Wounded Met starter Oliver Perez dazzled over five innings, yielding just two hits, striking out six and, most important, walking just one, setting the pace for a huge Cyclone win. It was Perez’s first outing since landing on the DL on May 6 with tendinitis in his knee.

Hudson Valley did make three errors on the night — and gave up three unearned runs — but the Cyclones returned to their double-digit hitting with 10 on the night.

The Cyclones scored two in the first, one on an error and another on a SAC fly by Nicholas Giarraputo.

Two more runs scored in the second on a force out and a John Servidio SAC fly.

But the big blows came in the fourth, thanks to Servidio’s grand slam, the centerfielder’s second on the year.

And the Cyclones weren’t done yet: In the bottom of the sixth, Giarraputo hit an RBI double, Ralph Henriquez followed with an RBI single and Luis Rivera capped the rally with a two-run triple.

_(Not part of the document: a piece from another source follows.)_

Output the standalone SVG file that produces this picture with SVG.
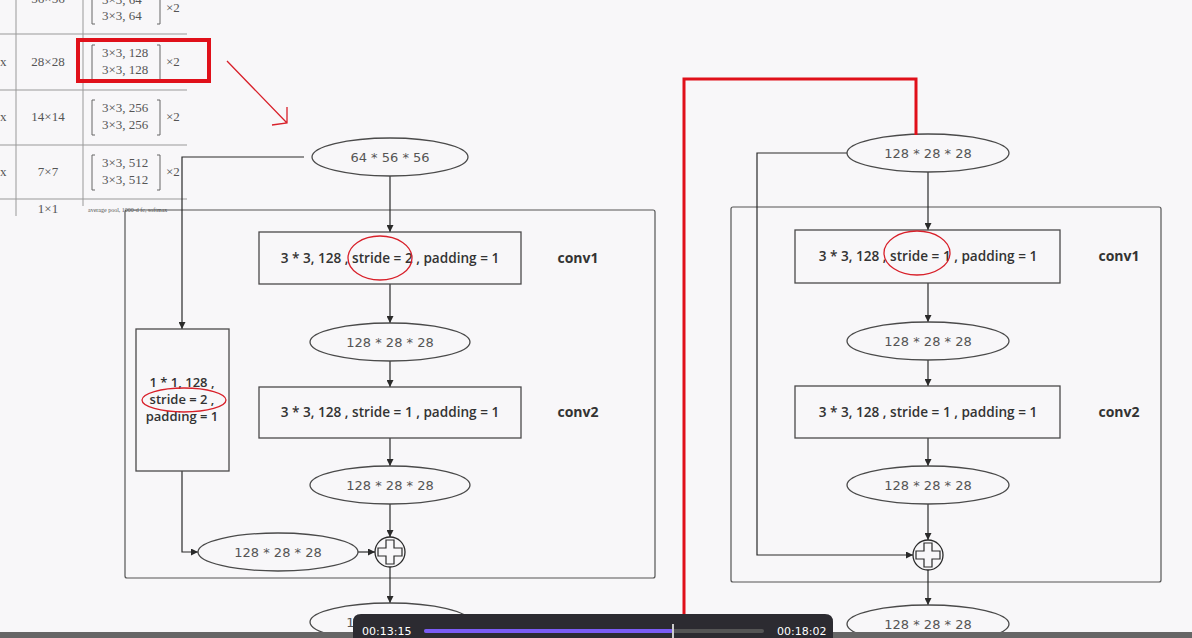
<svg xmlns="http://www.w3.org/2000/svg" width="1192" height="638" viewBox="0 0 1192 638">
<defs>
<marker id="ah" viewBox="0 0 10 10" refX="10" refY="5" markerWidth="7" markerHeight="7" markerUnits="userSpaceOnUse" orient="auto"><path d="M0,0 L10,5 L0,10 z" fill="#2a2a2a"/></marker>
<style>
.tbl{font-family:"Liberation Serif",serif;font-size:13px;fill:#555}
.tl{stroke:#999;stroke-width:1}
.br{fill:none;stroke:#666;stroke-width:1}
.el{fill:#f8f7f9;stroke:#4a4a4a;stroke-width:1.3}
.et{font-family:"DejaVu Sans",sans-serif;font-size:13px;fill:#555;text-anchor:middle}
.bx{fill:#f8f7f9;stroke:#4a4a4a;stroke-width:1.3}
.bt{font-family:"Open Sans",sans-serif;font-weight:600;font-size:13.6px;fill:#333;text-anchor:middle}
.bs{font-family:"Open Sans",sans-serif;font-weight:600;font-size:13px;fill:#333;text-anchor:middle}
.lb{font-family:"Open Sans",sans-serif;font-weight:700;font-size:14px;fill:#333;text-anchor:middle}
.grp{fill:none;stroke:#555;stroke-width:1.2}
.cn{fill:none;stroke:#2a2a2a;stroke-width:1.2}
.red{fill:none;stroke:#d8202a;stroke-width:1.3}
.pt{font-family:"DejaVu Sans",sans-serif;font-size:11px;fill:#fff}
</style>
</defs>
<rect x="0" y="0" width="1192" height="638" fill="#f8f7f9"/>

<!-- table -->
<g id="table">
<line class="tl" x1="0" y1="34" x2="187" y2="34"/>
<line class="tl" x1="0" y1="90" x2="187" y2="90"/>
<line class="tl" x1="0" y1="145" x2="187" y2="145"/>
<line class="tl" x1="0" y1="199" x2="187" y2="199"/>
<line class="tl" x1="16" y1="0" x2="16" y2="216"/>
<line class="tl" x1="83" y1="0" x2="83" y2="206"/>
<text class="tbl" x="48" y="3" text-anchor="middle">56×56</text>
<text class="tbl" x="102" y="4">3×3, 64</text>
<text class="tbl" x="102" y="20">3×3, 64</text>
<text class="tbl" x="166" y="12">×2</text>
<path class="br" d="M95,-6 H92 V24 H95 M157,-6 H160 V24 H157"/>
<text class="tbl" x="0" y="66">x</text>
<text class="tbl" x="48" y="66" text-anchor="middle">28×28</text>
<text class="tbl" x="102" y="57">3×3, 128</text>
<text class="tbl" x="102" y="74">3×3, 128</text>
<text class="tbl" x="166" y="66">×2</text>
<path class="br" d="M95,45 H92 V80 H95 M157,45 H160 V80 H157"/>
<text class="tbl" x="0" y="121">x</text>
<text class="tbl" x="48" y="121" text-anchor="middle">14×14</text>
<text class="tbl" x="102" y="112">3×3, 256</text>
<text class="tbl" x="102" y="129">3×3, 256</text>
<text class="tbl" x="166" y="121">×2</text>
<path class="br" d="M95,100 H92 V135 H95 M157,100 H160 V135 H157"/>
<text class="tbl" x="0" y="176">x</text>
<text class="tbl" x="48" y="176" text-anchor="middle">7×7</text>
<text class="tbl" x="102" y="167">3×3, 512</text>
<text class="tbl" x="102" y="184">3×3, 512</text>
<text class="tbl" x="166" y="176">×2</text>
<path class="br" d="M95,155 H92 V190 H95 M157,155 H160 V190 H157"/>
<text class="tbl" x="48" y="213" text-anchor="middle">1×1</text>
<text class="tbl" x="88" y="212" style="font-size:6px">average pool, 1000-d fc, softmax</text>
<rect x="78" y="40" width="131" height="41" fill="none" stroke="#e0101a" stroke-width="4"/>
<path class="red" d="M227,61 L287,123 M287,107 L287,123 L272,125" stroke-width="1.6"/>
</g>

<!-- groups (outer frames) -->
<g id="frame-left"><rect class="grp" x="125" y="210" width="530" height="368" rx="2"/></g>
<g id="frame-right"><rect class="grp" x="731" y="207" width="430" height="375" rx="2"/></g>

<!-- connectors -->
<g id="connectors">
<line class="cn" x1="390" y1="176" x2="390" y2="232" marker-end="url(#ah)"/>
<path class="cn" d="M304,157 H182 V329" marker-end="url(#ah)"/>
<line class="cn" x1="390" y1="284" x2="390" y2="323" marker-end="url(#ah)"/>
<line class="cn" x1="390" y1="361" x2="390" y2="387" marker-end="url(#ah)"/>
<line class="cn" x1="390" y1="438" x2="390" y2="466" marker-end="url(#ah)"/>
<line class="cn" x1="390" y1="504" x2="390" y2="537" marker-end="url(#ah)"/>
<path class="cn" d="M182,471 V552 H198" marker-end="url(#ah)"/>
<line class="cn" x1="358" y1="552" x2="375" y2="552" marker-end="url(#ah)"/>
<line class="cn" x1="390" y1="567" x2="390" y2="603" marker-end="url(#ah)"/>

<line class="cn" x1="928" y1="172" x2="928" y2="230" marker-end="url(#ah)"/>
<line class="cn" x1="928" y1="283" x2="928" y2="322" marker-end="url(#ah)"/>
<line class="cn" x1="928" y1="360" x2="928" y2="386" marker-end="url(#ah)"/>
<line class="cn" x1="928" y1="438" x2="928" y2="466" marker-end="url(#ah)"/>
<line class="cn" x1="928" y1="504" x2="928" y2="540" marker-end="url(#ah)"/>
<path class="cn" d="M847,153 H757 V555 H913" marker-end="url(#ah)"/>
<line class="cn" x1="928" y1="570" x2="928" y2="605" marker-end="url(#ah)"/>
</g>

<!-- left diagram nodes -->
<g id="in-left"><ellipse class="el" cx="390" cy="157" rx="78" ry="19"/><text class="et" x="390" y="162">64 * 56 * 56</text></g>
<g id="conv1-left"><rect class="bx" x="259" y="232" width="262" height="52"/><text class="bt" x="390" y="263">3 * 3, 128 , stride = 2 , padding = 1</text><text class="lb" x="578" y="263">conv1</text></g>
<g id="mid1-left"><ellipse class="el" cx="390" cy="342" rx="80" ry="19"/><text class="et" x="390" y="347">128 * 28 * 28</text></g>
<g id="conv2-left"><rect class="bx" x="259" y="387" width="262" height="51"/><text class="bt" x="390" y="417">3 * 3, 128 , stride = 1 , padding = 1</text><text class="lb" x="578" y="417">conv2</text></g>
<g id="mid2-left"><ellipse class="el" cx="390" cy="485" rx="80" ry="19"/><text class="et" x="390" y="490">128 * 28 * 28</text></g>
<g id="short-left"><rect class="bx" x="136" y="329" width="93" height="142"/>
<text class="bs" x="182" y="387">1 * 1, 128 ,</text><text class="bs" x="182" y="404">stride = 2 ,</text><text class="bs" x="182" y="421">padding = 1</text></g>
<g id="short-out-left"><ellipse class="el" cx="278" cy="552" rx="80" ry="19"/><text class="et" x="278" y="557">128 * 28 * 28</text></g>
<g id="add-left"><circle cx="390" cy="552" r="15" fill="#f8f7f9" stroke="#2a2a2a" stroke-width="1.3"/><path d="M386,540 H394 V548 H402 V556 H394 V564 H386 V556 H378 V548 H386 Z" fill="none" stroke="#2a2a2a" stroke-width="1.2"/></g>
<g id="out-left"><ellipse class="el" cx="390" cy="622" rx="80" ry="19"/><text class="et" x="390" y="627">128 * 28 * 28</text></g>

<!-- right diagram nodes -->
<g id="in-right"><ellipse class="el" cx="928" cy="153" rx="81" ry="19"/><text class="et" x="928" y="158">128 * 28 * 28</text></g>
<g id="conv1-right"><rect class="bx" x="795" y="230" width="265" height="53"/><text class="bt" x="928" y="261">3 * 3, 128 , stride = 1 , padding = 1</text><text class="lb" x="1119" y="261">conv1</text></g>
<g id="mid1-right"><ellipse class="el" cx="928" cy="341" rx="81" ry="19"/><text class="et" x="928" y="346">128 * 28 * 28</text></g>
<g id="conv2-right"><rect class="bx" x="795" y="386" width="265" height="52"/><text class="bt" x="928" y="417">3 * 3, 128 , stride = 1 , padding = 1</text><text class="lb" x="1119" y="417">conv2</text></g>
<g id="mid2-right"><ellipse class="el" cx="928" cy="485" rx="81" ry="19"/><text class="et" x="928" y="490">128 * 28 * 28</text></g>
<g id="add-right"><circle cx="928" cy="555" r="15" fill="#f8f7f9" stroke="#2a2a2a" stroke-width="1.3"/><path d="M924,543 H932 V551 H940 V559 H932 V567 H924 V559 H916 V551 H924 Z" fill="none" stroke="#2a2a2a" stroke-width="1.2"/></g>
<g id="out-right"><ellipse class="el" cx="928" cy="624" rx="81" ry="19"/><text class="et" x="928" y="629">128 * 28 * 28</text></g>

<!-- red annotations -->
<g id="annotations">
<ellipse class="red" cx="380" cy="258" rx="32" ry="22"/>
<ellipse class="red" cx="184" cy="400" rx="42" ry="12"/>
<ellipse class="red" cx="917" cy="253" rx="33" ry="22"/>
<path d="M684,614 V79 H916 V135" fill="none" stroke="#e0101a" stroke-width="3"/>
</g>

<!-- bottom bar and player -->
<rect x="0" y="632" width="1192" height="6" fill="#666"/>
<g id="player">
<path d="M353,638 V622 Q353,614 361,614 H825 Q833,614 833,622 V638 Z" fill="#2c2b31"/>
<text class="pt" x="362" y="635">00:13:15</text>
<rect x="424" y="629" width="340" height="4" rx="2" fill="#555"/>
<rect x="424" y="629" width="249" height="4" rx="2" fill="#7b5cf5"/>
<rect x="672" y="624" width="2" height="14" fill="#ccc"/>
<text class="pt" x="777" y="635">00:18:02</text>
</g>
</svg>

All of the Renegade runs scored after Perez was relieved by Erik Turgeon, who gave up three hits in his one inning of work. But Wesley Wrenn closed the door with three no-hit innings to get his first save.

The win moved the Cyclones to a three-game lead in the McNamara Division of the New York-Penn League. The team’s 7–2 record is the best in the entire league.